Fernando de Amorim
Paris, le 13 novembre 2024
Le fantasme de dévoration chez le Moi du névrosé et chez le Moi du pervers est chose courante. Un patient a des troubles de l’alimentation, une autre souffre de sa peur de vomir. Le Moi psychotique est certain d’avoir mangé son père ; de là l’angoisse abyssale et la terreur qui viennent avec. Le Moi psychopathique – psychopathique au sens d’aujourd’hui et non de Régis ou de Griesinger, à savoir de la maladie mentale unique, Einheitspsychose – n’a pas d’angoisse. Le Moi psychopathique jouit. Il jouit de manipuler, d’agresser, de violer, de tuer, par accomplissement pulsionnel et par vengeance. Il jouit de manger la chair de son semblable. Il n’a pas d’horreur. C’est totalement différent des passagers du vol 571, disparu dans les Andes le 13 octobre 1972, qui ont dû, pour survivre, manger de la chair humaine. Cette tragédie n’a rien à voir avec la psychopathie, parce que les survivants n’en retirent pas d’accomplissement pulsionnel ou de satisfaction à raconter leur vécu. Ils sont gênés, ils ont honte. Preuve qu’il s’agit d’un Moi névrosé.

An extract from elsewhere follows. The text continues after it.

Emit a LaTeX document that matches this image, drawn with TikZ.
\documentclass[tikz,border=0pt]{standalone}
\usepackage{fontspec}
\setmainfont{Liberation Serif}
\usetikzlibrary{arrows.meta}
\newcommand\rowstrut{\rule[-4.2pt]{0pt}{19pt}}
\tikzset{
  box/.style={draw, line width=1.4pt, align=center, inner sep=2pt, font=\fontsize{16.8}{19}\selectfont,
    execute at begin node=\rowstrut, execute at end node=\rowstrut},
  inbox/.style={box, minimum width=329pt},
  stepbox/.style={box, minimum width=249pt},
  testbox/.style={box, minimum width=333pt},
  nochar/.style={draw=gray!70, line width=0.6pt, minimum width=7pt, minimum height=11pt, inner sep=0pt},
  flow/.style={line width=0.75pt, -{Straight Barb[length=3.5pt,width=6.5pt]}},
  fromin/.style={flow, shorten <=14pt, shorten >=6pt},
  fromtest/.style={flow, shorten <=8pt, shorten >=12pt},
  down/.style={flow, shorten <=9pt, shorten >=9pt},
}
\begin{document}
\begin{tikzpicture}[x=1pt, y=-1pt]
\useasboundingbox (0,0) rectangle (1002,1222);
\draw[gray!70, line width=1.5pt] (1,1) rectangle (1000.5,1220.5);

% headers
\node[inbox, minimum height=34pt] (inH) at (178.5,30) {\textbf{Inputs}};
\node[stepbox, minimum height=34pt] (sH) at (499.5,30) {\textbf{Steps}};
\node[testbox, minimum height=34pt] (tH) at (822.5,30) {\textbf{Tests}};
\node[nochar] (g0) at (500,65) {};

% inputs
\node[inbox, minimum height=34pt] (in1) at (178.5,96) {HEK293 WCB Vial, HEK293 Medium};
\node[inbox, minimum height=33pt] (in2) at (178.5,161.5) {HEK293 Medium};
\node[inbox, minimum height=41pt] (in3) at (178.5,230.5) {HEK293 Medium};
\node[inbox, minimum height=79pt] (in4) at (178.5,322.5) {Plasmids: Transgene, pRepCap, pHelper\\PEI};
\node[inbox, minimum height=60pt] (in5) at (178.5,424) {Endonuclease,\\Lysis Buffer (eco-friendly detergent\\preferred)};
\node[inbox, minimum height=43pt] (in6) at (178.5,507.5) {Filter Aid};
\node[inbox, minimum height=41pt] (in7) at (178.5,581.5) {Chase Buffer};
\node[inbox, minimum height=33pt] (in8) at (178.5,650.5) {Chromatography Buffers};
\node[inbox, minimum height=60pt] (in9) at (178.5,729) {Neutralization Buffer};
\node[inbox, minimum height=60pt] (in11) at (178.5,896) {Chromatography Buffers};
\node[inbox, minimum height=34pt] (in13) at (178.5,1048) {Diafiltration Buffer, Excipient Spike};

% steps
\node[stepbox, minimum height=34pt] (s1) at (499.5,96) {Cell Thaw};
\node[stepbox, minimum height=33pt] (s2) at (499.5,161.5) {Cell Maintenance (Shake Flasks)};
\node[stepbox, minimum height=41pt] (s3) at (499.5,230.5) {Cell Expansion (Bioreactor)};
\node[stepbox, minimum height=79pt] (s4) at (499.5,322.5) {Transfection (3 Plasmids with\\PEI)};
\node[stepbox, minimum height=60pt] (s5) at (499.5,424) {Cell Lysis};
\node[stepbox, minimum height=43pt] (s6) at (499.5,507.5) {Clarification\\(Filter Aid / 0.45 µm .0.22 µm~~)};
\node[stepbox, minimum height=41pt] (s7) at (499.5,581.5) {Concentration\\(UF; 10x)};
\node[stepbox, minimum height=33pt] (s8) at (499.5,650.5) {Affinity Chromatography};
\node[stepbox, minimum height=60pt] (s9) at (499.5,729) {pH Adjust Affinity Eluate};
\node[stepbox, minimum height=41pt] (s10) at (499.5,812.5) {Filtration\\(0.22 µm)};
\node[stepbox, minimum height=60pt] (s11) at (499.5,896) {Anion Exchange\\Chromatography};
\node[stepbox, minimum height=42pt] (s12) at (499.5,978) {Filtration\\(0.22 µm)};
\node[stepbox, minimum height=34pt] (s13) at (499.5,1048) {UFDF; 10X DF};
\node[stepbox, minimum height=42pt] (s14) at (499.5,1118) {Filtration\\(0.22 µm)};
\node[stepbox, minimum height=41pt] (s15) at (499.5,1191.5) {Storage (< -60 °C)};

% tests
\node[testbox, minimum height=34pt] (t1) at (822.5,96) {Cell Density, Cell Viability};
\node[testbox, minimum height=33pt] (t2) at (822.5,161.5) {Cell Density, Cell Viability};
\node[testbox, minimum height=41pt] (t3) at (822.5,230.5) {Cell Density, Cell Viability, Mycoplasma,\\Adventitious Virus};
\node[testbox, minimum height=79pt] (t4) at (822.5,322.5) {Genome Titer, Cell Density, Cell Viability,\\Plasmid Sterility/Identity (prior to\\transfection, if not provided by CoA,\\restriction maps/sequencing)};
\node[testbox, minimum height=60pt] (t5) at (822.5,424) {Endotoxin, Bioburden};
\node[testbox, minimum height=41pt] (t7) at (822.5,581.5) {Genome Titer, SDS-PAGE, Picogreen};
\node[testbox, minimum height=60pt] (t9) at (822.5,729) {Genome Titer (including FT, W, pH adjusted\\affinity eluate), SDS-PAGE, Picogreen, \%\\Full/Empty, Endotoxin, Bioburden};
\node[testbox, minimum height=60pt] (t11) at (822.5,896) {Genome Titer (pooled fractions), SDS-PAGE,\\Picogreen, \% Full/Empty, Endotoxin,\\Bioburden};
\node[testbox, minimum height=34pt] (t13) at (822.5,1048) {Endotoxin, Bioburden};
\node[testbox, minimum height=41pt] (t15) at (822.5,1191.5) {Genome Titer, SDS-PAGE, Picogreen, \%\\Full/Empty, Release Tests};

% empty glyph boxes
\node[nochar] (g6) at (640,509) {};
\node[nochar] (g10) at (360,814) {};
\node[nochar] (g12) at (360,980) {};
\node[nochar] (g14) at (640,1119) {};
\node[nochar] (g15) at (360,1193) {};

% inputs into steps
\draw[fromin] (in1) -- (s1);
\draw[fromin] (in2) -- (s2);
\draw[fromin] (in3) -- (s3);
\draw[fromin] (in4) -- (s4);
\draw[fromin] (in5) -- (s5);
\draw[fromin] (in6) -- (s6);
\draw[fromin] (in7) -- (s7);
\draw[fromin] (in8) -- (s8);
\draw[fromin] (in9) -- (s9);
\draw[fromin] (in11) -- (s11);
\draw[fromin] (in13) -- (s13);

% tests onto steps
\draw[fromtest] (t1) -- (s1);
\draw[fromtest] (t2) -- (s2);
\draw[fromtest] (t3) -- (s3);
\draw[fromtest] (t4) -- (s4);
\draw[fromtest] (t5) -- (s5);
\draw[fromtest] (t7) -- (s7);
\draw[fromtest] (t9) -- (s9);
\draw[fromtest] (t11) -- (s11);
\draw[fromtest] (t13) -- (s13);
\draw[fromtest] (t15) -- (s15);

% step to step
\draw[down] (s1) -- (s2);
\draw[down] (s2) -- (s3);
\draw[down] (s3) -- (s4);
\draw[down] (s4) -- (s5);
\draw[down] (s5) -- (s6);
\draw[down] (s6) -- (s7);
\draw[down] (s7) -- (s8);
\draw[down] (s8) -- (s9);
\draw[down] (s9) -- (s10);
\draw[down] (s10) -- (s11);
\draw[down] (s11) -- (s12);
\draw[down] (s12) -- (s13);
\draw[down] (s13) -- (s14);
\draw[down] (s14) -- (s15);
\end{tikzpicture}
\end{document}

Le Moi du névrosé peut affirmer qu’il digère ses parents, mais il s’empresse de dire qu’il ne les a pas mangés pour de vrai, qu’il s’agit d’imagination, d’un fantasme. Parfois, le Moi du névrosé craint de supprimer sa vie, car il sait que s’il supprime sa vie, il se supprimera lui-même aussi. Le Moi du névrosé se précipite à dire que sa vie lui appartient, ainsi que son corps. C’est faux, mais le Moi croit au père Noël.
Un jeune homme m’interpelle afin de savoir pour quelle raison je ne suis pas d’accord qu’il arbore une boucle d’oreille quand il reçoit des patients.

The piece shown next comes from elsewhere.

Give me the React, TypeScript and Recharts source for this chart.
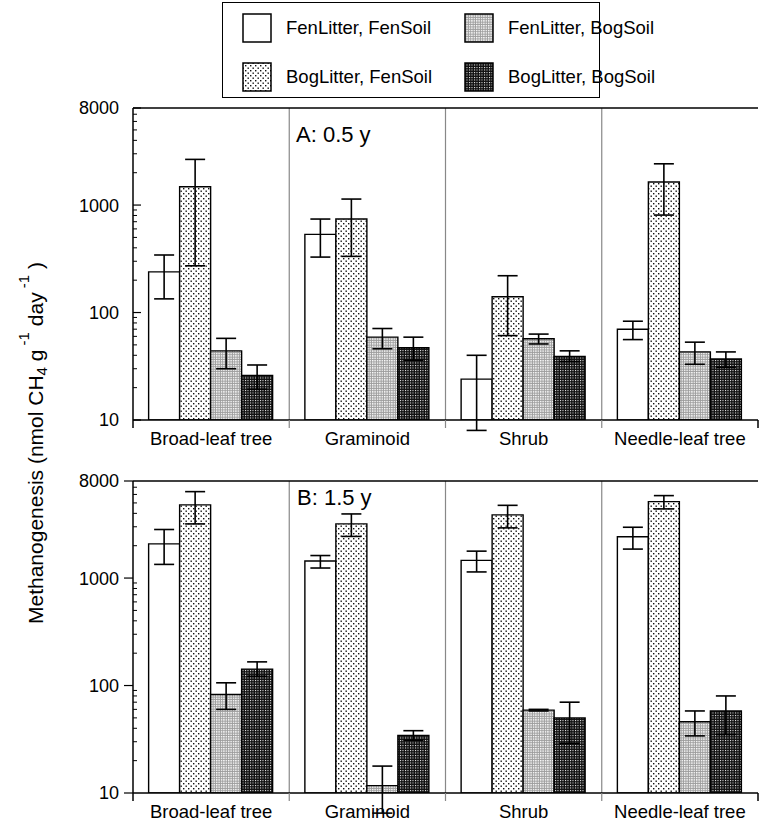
import React from "react";
import { BarChart, Bar, XAxis, YAxis, ErrorBar, ReferenceLine, CartesianGrid } from "recharts";

const CATEGORIES = ["Broad-leaf tree", "Graminoid", "Shrub", "Needle-leaf tree"];
const SERIES_KEYS = ["fenFen", "bogFen", "fenBog", "bogBog"];
const SERIES_NAMES = ["FenLitter, FenSoil", "BogLitter, FenSoil", "FenLitter, BogSoil", "BogLitter, BogSoil"];
const SERIES_FILLS = ["#ffffff", "url(#patDots)", "url(#patLight)", "url(#patDark)"];

const Y_MAJOR = [10, 100, 1000, 8000];
const Y_MINOR = [20, 30, 40, 50, 60, 70, 80, 90, 200, 300, 400, 500, 600, 700, 800, 900, 2000, 3000, 4000, 5000, 6000, 7000];

// A: 0.5 y  (mean, lower and upper end of error bar)
const A_FEN_FEN = [239, 534, 24, 70];
const A_FEN_FEN_LO = [134, 328, 8, 56];
const A_FEN_FEN_HI = [343, 741, 40, 83];
const A_BOG_FEN = [1480, 741, 140, 1640];
const A_BOG_FEN_LO = [272, 333, 61, 807];
const A_BOG_FEN_HI = [2660, 1137, 220, 2420];
const A_FEN_BOG = [44, 59, 57, 43];
const A_FEN_BOG_LO = [30, 46, 51, 33];
const A_FEN_BOG_HI = [57.5, 71, 63, 53];
const A_BOG_BOG = [26, 47, 39, 37];
const A_BOG_BOG_LO = [19.3, 36, 35, 31];
const A_BOG_BOG_HI = [32.5, 59, 44, 43];

// B: 1.5 y
const B_FEN_FEN = [2080, 1440, 1460, 2420];
const B_FEN_FEN_LO = [1340, 1240, 1140, 1860];
const B_FEN_FEN_HI = [2830, 1620, 1780, 2970];
const B_BOG_FEN = [4800, 3190, 3870, 5140];
const B_BOG_FEN_LO = [3190, 2440, 2930, 4400];
const B_BOG_FEN_HI = [6370, 3950, 4750, 5850];
const B_FEN_BOG = [82.5, 11.7, 59, 46];
const B_FEN_BOG_LO = [60, 6.5, 58, 34];
const B_FEN_BOG_HI = [106, 17.8, 60, 58];
const B_BOG_BOG = [142, 34.4, 50, 58];
const B_BOG_BOG_LO = [122, 31, 29, 35];
const B_BOG_BOG_HI = [166, 38, 70, 80];

const FONT = '"Liberation Sans", Arial, Helvetica, sans-serif';

const CHART_W = 765;
const MARGIN_LEFT = 73;
const MARGIN_RIGHT = 7;
const Y_AXIS_W = 60;
const CELL_W = (CHART_W - MARGIN_LEFT - MARGIN_RIGHT - Y_AXIS_W) / CATEGORIES.length;

function buildRows(means: number[][], lows: number[][], highs: number[][]) {
  return CATEGORIES.map((cat, i) => {
    const row: any = { cat };
    SERIES_KEYS.forEach((k, s) => {
      row[k] = means[s][i];
      row[k + "Err"] = [means[s][i] - lows[s][i], highs[s][i] - means[s][i]];
    });
    return row;
  });
}

const dataA = buildRows(
  [A_FEN_FEN, A_BOG_FEN, A_FEN_BOG, A_BOG_BOG],
  [A_FEN_FEN_LO, A_BOG_FEN_LO, A_FEN_BOG_LO, A_BOG_BOG_LO],
  [A_FEN_FEN_HI, A_BOG_FEN_HI, A_FEN_BOG_HI, A_BOG_BOG_HI]
);
const dataB = buildRows(
  [B_FEN_FEN, B_BOG_FEN, B_FEN_BOG, B_BOG_BOG],
  [B_FEN_FEN_LO, B_BOG_FEN_LO, B_FEN_BOG_LO, B_BOG_BOG_LO],
  [B_FEN_FEN_HI, B_BOG_FEN_HI, B_FEN_BOG_HI, B_BOG_BOG_HI]
);

const YTick = ({ x, y, payload, outward }: any) => {
  const v = payload.value;
  if (!Y_MAJOR.includes(v)) {
    return <line x1={x} x2={x + 4} y1={y} y2={y} stroke="#000" strokeWidth={1} />;
  }
  return (
    <g>
      <line x1={outward ? x - 9 : x} x2={outward ? x : x + 8} y1={y} y2={y} stroke="#000" strokeWidth={1.2} />
      <text x={x - 14} y={y} dy="0.36em" textAnchor="end" fontSize={18} fontFamily={FONT} fill="#000">
        {v}
      </text>
    </g>
  );
};

const XTick = ({ x, y, payload, index }: any) => {
  const ay = y - 8;
  const left = x - CELL_W / 2;
  const right = x + CELL_W / 2;
  const last = index === CATEGORIES.length - 1;
  return (
    <g>
      <line x1={left} x2={left} y1={ay} y2={ay + 8} stroke={index === 0 ? "#000" : "#888"} strokeWidth={index === 0 ? 1.5 : 1.2} />
      {last && <line x1={right} x2={right} y1={ay} y2={ay + 8} stroke="#000" strokeWidth={1.5} />}
      <text x={x} y={ay + 25} textAnchor="middle" fontSize={18.5} fontFamily={FONT} fill="#000">
        {payload.value}
      </text>
    </g>
  );
};

function Panel({ data, height, margin, outward }: any) {
  return (
    <BarChart width={CHART_W} height={height} data={data} margin={margin} barCategoryGap="10%" barGap={0}>
      <CartesianGrid
        horizontal={false}
        stroke="#888"
        strokeWidth={1.2}
        verticalCoordinatesGenerator={({ offset }: any) =>
          CATEGORIES.slice(1).map((_, i) => offset.left + ((i + 1) * offset.width) / CATEGORIES.length)
        }
      />
      <XAxis
        dataKey="cat"
        interval={0}
        tickSize={8}
        tickMargin={0}
        tickLine={false}
        tick={(p: any) => <XTick {...p} />}
        axisLine={{ stroke: "#000", strokeWidth: 1.5 }}
        height={30}
      />
      <YAxis
        scale="log"
        domain={[10, 8000]}
        allowDataOverflow
        ticks={[...Y_MAJOR, ...Y_MINOR].sort((a, b) => a - b)}
        interval={0}
        tickSize={0}
        tickMargin={0}
        tickLine={false}
        tick={(p: any) => <YTick {...p} outward={outward} />}
        axisLine={{ stroke: "#000", strokeWidth: 1.5 }}
        width={Y_AXIS_W}
      />
      <YAxis
        yAxisId="right"
        orientation="right"
        scale="log"
        domain={[10, 8000]}
        allowDataOverflow
        tick={false}
        tickLine={false}
        axisLine={{ stroke: "#000", strokeWidth: 1.5 }}
        width={0}
      />
      <ReferenceLine y={8000} stroke="#000" strokeWidth={1.5} />
      {SERIES_KEYS.map((k, s) => (
        <Bar key={k} dataKey={k} name={SERIES_NAMES[s]} fill={SERIES_FILLS[s]} stroke="#000" strokeWidth={1.4} isAnimationActive={false}>
          <ErrorBar dataKey={k + "Err"} width={10} stroke="#000" strokeWidth={1.6} />
        </Bar>
      ))}
    </BarChart>
  );
}

const LEGEND_ORDER = [0, 2, 1, 3];

export default function App() {
  return (
    <div style={{ position: "absolute", left: 0, top: 0, width: 765, height: 836, background: "#fff", fontFamily: FONT }}>
      <style>{`.recharts-errorBars, .recharts-errorBar { clip-path: none !important; }`}</style>
      <svg width={0} height={0} style={{ position: "absolute" }}>
        <defs>
          <pattern id="patDots" width={5} height={5} patternUnits="userSpaceOnUse">
            <rect width={5} height={5} fill="#fff" />
            <rect x={0.5} y={0.5} width={1.4} height={1.4} fill="#111" />
            <rect x={3} y={3} width={1.4} height={1.4} fill="#111" />
          </pattern>
          <pattern id="patLight" width={2.4} height={2.4} patternUnits="userSpaceOnUse">
            <rect width={2.4} height={2.4} fill="#9c9c9c" />
            <rect width={1.4} height={1.4} fill="#fff" />
          </pattern>
          <pattern id="patDark" width={2.5} height={2.5} patternUnits="userSpaceOnUse">
            <rect width={2.5} height={2.5} fill="#111" />
            <rect width={1} height={1} fill="#fff" />
          </pattern>
        </defs>
      </svg>

      <div style={{ position: "absolute", left: 222, top: 2, width: 376, height: 94, border: "1.5px solid #000" }}>
        {LEGEND_ORDER.map((s, i) => {
          const col = i % 2;
          const row = Math.floor(i / 2);
          return (
            <div
              key={s}
              style={{ position: "absolute", left: 19 + col * 222, top: 10 + row * 49, display: "flex", alignItems: "center", height: 30, whiteSpace: "nowrap" }}
            >
              <svg width={30} height={30}>
                <rect x={1} y={1} width={28} height={28} fill={SERIES_FILLS[s]} stroke="#000" strokeWidth={1.5} />
              </svg>
              <span style={{ marginLeft: 14, fontSize: 18.5 }}>{SERIES_NAMES[s]}</span>
            </div>
          );
        })}
      </div>

      <svg width={70} height={836} style={{ position: "absolute", left: 0, top: 0 }}>
        <text x={35} y={443} transform="rotate(-90 35 443)" textAnchor="middle" dominantBaseline="central" fontSize={21} fontFamily={FONT} fill="#000">
          Methanogenesis (nmol CH
          <tspan dy={6} fontSize={15}>4</tspan>
          <tspan dy={-6}> g</tspan>
          <tspan dy={-12} fontSize={15}> -1</tspan>
          <tspan dy={12}>  day</tspan>
          <tspan dy={-12} fontSize={15}> -1</tspan>
          <tspan dy={12}> )</tspan>
        </text>
      </svg>

      <div style={{ position: "absolute", left: 0, top: 0 }}>
        <Panel data={dataA} height={460} margin={{ top: 108, right: MARGIN_RIGHT, bottom: 10, left: MARGIN_LEFT }} outward={false} />
      </div>
      <div style={{ position: "absolute", left: 0, top: 460 }}>
        <Panel data={dataB} height={376} margin={{ top: 21, right: MARGIN_RIGHT, bottom: 13, left: MARGIN_LEFT }} outward={true} />
      </div>

      <div style={{ position: "absolute", left: 296, top: 122, fontSize: 22, lineHeight: "26px" }}>A: 0.5 y</div>
      <div style={{ position: "absolute", left: 297, top: 485, fontSize: 22, lineHeight: "26px" }}>B: 1.5 y</div>
    </div>
  );
}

Je n’ai strictement rien contre l’usage de boucles d’oreille chez les jeunes hommes qui ne comptent pas, à savoir ceux qui ne sont pas cliniciens à la CPP (Consultation Publique de Psychanalyse). Pour ceux qui comptent et, surtout, pour ceux qui désirent devenir des cliniciens, indépendamment de leur formation de psychologue ou de psychiatre, j’essaye de les sensibiliser à l’acte sans possibilité de retour quand il s’agit de blesser sa chair avec des scarifications, des cicatrices, des tatouages, des piercings.
Comme les jeunes gens n’ont pas de repères, que l’autorité symbolique a fichu le camp, les laissant désemparés, j’utilise l’autorité du transfert pour indiquer la voie de la castration et non celle de la jouissance. Je rassure le lecteur : ce n’est pas gagné d’avance.
Pour ce qui est du jeune homme qui désire devenir psychanalyste, je l’invite à abandonner cette jouissance pulsionnelle, car comment avoir l’autorité de dire à un patient de ne pas se faire du mal quand il affiche l’exemple opposé à son oreille ?
La position de l’être est une position de dépouillement quand il occupe la position de sujet. La position de psychanalyste est une position encore plus dépouillée, puisqu’il est sujet au quotidien et objet cause de désir dans la clinique. Il occupe une position d’objet cause de désir, il n’est pas semblant d’objet. Je ne dis pas que cette formule « semblant d’objet » est fausse ; je m’empresse de la contester, parce que j’avais remarqué l’évidence qui a été donnée par une personne au mot « semblant ». Ce mot, chez ladite personne, était marquée d’une telle emphase qu’il fallait être sourd pour ne pas entendre l’indication qu’elle, son être, donnait au mot.
Ainsi, le psychanalyste n’est pas semblant d’objet a, il occupe la position d’objet a. Cette position exige de lui de supporter le transfert du Moi et la relation de ce dernier au sein, à la selle, au regard quand ledit Moi était petit, ou toute petite, comme dans le cas de la dame en question.
Quand je sollicite le Moi de parler ainsi, à la cantonade, sans intention, sans prétention, je vise à ce que l’être aille vers l’Autre barré qui est, dans son cœur et grâce à la barre, manquant.
Cette opération est difficile, voire peine perdue, car le Moi de la dame espère séduire, se distinguer, se faire passer pour ce qu’elle n’est pas, enfin, pour ce qu’elle n’a pas.
Une telle stratégie ne donne pas de garantie que le clinicien réussira à dégonfler le Moi et que l’être sorte de son trou.